Published online by Cambridge University Press: 15 December 2009
Abstract
We review generally accepted definitions of Bose–Einstein condensation and superfluidity, emphasizing that they are independent concepts. These ideas are illustrated in a dilute hard-sphere Bose gas, which is relevant to experiments on excitons and spin-aligned atomic hydrogen. We then discuss superfluid He in porous media, as simulated by different models in different regimes. At low coverage, we model it by a dilute hard-sphere Bose gas in random potentials, and show that superfluidity is destroyed through the pinning of the Bose condensate by the external potentials. At full coverage, we model the random medium by an ohmic network of random resistors, and argue that the superfluid transition is a percolation transition in d = 3, with critical exponent 1.7.

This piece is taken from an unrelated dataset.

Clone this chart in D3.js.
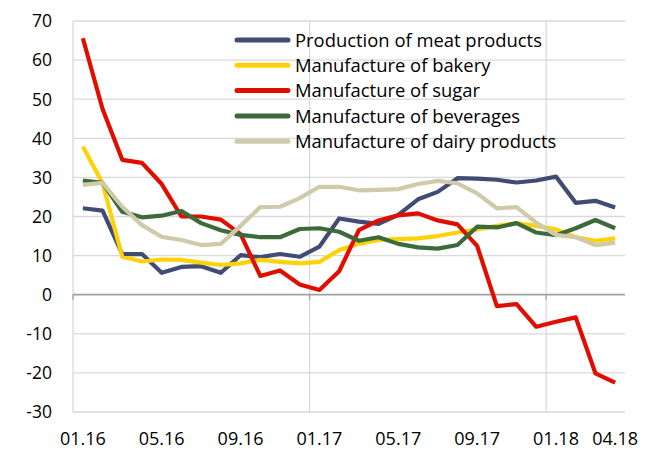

This book is devoted to the phenomenon of Bose–Einstein condensation [1, 2] and inevitably, its relevance to superfluidity [3]. To provide some background for other articles in this volume, I would like to summarize some commonly accepted views on these phenomena, and illustrate them in the context of a dilute hard-sphere Bose gas, a model in which we have some control over the approximations made. I will also describe some recent work on the effect of randomness on the Bose condensate, which shows that Bose–Einstein condensation does not automatically give rise to superfluidity.